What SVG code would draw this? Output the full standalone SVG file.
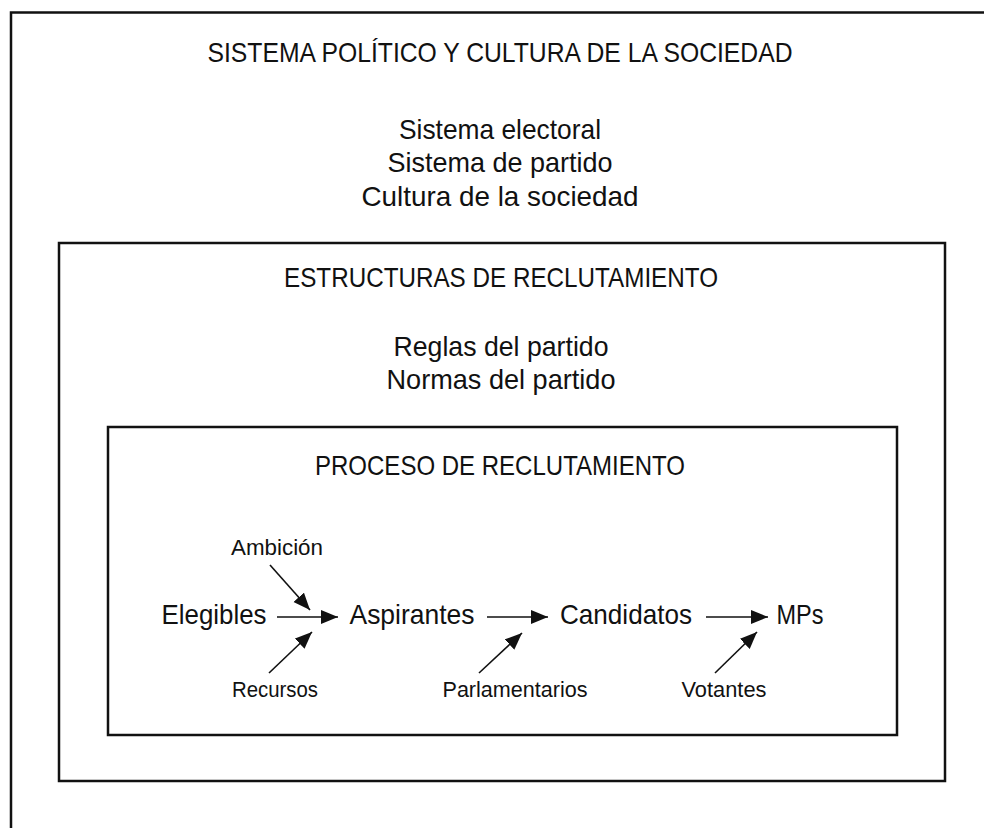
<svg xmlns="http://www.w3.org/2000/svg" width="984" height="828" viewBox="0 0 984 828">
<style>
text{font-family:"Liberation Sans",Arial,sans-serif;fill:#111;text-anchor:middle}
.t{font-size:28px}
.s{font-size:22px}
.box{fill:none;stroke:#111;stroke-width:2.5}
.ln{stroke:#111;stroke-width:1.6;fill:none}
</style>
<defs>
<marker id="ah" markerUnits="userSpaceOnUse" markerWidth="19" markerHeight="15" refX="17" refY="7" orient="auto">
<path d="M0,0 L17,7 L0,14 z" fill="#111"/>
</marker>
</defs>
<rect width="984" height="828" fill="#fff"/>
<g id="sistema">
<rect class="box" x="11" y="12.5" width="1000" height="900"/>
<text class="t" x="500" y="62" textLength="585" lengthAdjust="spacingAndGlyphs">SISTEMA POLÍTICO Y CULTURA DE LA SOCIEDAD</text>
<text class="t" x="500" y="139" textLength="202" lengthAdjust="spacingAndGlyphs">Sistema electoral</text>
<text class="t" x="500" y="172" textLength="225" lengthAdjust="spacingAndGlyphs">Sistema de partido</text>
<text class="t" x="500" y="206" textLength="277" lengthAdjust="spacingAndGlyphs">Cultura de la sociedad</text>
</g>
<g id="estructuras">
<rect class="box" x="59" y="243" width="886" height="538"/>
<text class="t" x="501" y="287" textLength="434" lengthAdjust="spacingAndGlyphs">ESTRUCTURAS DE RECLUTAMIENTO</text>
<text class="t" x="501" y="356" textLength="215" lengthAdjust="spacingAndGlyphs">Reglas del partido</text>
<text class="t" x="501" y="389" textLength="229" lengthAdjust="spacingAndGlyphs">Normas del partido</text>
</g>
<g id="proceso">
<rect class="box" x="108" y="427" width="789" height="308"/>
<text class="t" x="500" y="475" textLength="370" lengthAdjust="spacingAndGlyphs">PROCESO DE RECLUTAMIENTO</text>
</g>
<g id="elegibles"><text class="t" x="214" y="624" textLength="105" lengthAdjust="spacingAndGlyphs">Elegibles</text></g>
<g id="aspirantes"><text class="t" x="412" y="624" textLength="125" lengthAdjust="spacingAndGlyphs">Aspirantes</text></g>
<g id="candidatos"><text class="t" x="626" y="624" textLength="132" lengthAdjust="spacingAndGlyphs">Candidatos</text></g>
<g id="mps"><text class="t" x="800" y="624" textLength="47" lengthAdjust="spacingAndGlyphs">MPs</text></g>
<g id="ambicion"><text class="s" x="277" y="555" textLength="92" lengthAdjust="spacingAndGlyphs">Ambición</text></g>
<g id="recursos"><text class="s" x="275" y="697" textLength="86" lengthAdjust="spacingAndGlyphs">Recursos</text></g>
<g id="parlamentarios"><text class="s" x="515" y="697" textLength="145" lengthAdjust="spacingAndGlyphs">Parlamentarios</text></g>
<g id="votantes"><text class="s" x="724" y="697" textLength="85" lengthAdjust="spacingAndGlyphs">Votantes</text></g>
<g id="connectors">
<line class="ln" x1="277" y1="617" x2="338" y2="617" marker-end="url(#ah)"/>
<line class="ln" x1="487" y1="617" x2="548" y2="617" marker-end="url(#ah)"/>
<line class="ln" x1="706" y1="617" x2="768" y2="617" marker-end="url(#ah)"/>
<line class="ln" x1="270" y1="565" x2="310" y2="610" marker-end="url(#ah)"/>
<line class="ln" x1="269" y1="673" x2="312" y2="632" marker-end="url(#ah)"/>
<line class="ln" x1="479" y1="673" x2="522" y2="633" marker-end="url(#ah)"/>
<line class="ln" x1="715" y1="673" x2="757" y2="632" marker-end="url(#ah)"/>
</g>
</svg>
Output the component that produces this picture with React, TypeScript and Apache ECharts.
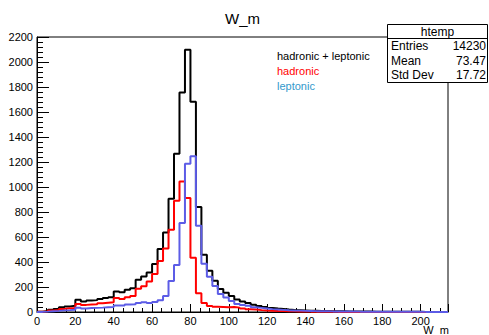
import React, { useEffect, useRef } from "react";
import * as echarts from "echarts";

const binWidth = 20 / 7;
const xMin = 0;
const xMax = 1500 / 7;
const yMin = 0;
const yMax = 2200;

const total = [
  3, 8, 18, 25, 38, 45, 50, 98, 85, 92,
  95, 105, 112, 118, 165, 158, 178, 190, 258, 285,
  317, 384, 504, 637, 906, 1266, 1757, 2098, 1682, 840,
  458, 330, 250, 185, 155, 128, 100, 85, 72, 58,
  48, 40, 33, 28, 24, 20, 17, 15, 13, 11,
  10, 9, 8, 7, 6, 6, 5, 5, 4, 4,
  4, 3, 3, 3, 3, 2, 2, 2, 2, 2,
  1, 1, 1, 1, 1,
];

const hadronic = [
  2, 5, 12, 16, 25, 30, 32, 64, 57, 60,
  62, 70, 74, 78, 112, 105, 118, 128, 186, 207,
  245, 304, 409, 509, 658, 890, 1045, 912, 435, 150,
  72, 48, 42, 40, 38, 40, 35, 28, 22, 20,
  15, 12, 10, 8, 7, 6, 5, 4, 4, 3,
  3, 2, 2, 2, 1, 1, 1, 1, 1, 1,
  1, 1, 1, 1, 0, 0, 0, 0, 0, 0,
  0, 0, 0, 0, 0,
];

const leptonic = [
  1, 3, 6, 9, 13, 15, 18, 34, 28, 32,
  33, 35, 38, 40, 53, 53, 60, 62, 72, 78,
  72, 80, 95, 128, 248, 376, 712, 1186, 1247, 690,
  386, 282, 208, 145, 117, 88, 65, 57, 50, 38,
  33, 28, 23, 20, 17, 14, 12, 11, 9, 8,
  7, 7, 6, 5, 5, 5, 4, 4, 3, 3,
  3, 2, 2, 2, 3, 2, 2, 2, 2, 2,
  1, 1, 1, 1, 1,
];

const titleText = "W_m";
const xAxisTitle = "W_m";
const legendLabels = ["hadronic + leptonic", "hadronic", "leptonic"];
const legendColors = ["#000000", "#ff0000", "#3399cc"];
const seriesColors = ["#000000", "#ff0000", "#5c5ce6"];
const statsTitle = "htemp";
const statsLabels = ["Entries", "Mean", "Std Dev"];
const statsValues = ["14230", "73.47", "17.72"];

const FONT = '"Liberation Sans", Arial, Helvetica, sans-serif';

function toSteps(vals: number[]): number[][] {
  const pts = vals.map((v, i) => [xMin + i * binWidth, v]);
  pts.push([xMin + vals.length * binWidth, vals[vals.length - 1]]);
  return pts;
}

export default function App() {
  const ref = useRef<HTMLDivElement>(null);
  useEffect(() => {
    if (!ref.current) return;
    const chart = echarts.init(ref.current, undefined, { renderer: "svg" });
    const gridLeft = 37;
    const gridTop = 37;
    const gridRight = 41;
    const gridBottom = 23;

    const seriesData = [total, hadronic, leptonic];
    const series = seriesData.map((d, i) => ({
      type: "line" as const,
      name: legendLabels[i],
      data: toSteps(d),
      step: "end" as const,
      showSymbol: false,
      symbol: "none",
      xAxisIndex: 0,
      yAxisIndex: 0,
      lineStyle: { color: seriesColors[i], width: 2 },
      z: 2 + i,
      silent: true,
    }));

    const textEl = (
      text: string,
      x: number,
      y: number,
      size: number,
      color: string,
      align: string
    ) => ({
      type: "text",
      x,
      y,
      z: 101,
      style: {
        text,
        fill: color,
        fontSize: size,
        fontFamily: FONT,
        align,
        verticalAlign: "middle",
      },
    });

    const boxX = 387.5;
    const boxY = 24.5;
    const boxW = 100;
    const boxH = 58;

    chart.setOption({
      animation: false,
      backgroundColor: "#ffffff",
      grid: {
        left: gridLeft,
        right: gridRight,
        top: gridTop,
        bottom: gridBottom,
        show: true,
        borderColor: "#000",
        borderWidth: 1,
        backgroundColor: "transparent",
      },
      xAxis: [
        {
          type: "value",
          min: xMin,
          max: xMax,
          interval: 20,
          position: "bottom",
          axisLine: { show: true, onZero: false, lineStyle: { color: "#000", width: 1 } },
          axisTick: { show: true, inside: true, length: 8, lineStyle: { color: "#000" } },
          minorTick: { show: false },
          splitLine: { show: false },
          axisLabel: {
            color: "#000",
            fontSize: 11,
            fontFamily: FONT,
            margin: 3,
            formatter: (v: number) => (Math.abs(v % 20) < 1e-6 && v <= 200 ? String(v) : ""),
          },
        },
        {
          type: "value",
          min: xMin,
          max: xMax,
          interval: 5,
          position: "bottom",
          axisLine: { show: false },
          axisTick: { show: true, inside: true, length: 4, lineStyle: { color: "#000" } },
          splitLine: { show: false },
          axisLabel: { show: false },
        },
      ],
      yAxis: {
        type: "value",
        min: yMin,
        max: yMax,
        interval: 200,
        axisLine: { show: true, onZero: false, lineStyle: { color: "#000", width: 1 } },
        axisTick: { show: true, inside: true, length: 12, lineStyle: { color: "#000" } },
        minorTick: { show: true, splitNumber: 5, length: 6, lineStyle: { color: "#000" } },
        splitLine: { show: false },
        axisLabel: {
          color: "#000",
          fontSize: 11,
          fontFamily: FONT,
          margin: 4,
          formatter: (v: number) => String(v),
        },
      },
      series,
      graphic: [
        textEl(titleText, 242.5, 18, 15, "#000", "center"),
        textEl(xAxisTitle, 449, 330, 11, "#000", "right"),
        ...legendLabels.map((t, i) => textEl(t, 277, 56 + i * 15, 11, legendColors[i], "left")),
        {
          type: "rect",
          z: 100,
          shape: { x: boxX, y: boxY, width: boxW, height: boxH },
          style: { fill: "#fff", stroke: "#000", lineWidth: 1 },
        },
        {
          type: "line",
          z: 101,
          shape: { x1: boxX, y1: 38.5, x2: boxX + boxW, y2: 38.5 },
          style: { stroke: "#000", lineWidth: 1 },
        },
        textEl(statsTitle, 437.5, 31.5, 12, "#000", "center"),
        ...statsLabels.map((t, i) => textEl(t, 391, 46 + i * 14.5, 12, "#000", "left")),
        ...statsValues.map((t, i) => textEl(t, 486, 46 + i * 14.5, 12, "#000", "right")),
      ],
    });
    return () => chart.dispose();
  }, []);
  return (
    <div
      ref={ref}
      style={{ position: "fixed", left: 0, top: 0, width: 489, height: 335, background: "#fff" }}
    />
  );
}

▶ **Requirements**: Set down nothing but the lines from the one holding "Output the component" through the one holding "const yMax = 2200;", both included, exactly as they appear; any picture is left out.

▶ **Full answer**:
Output the component that produces this picture with React, TypeScript and Apache ECharts.
import React, { useEffect, useRef } from "react";
import * as echarts from "echarts";

const binWidth = 20 / 7;
const xMin = 0;
const xMax = 1500 / 7;
const yMin = 0;
const yMax = 2200;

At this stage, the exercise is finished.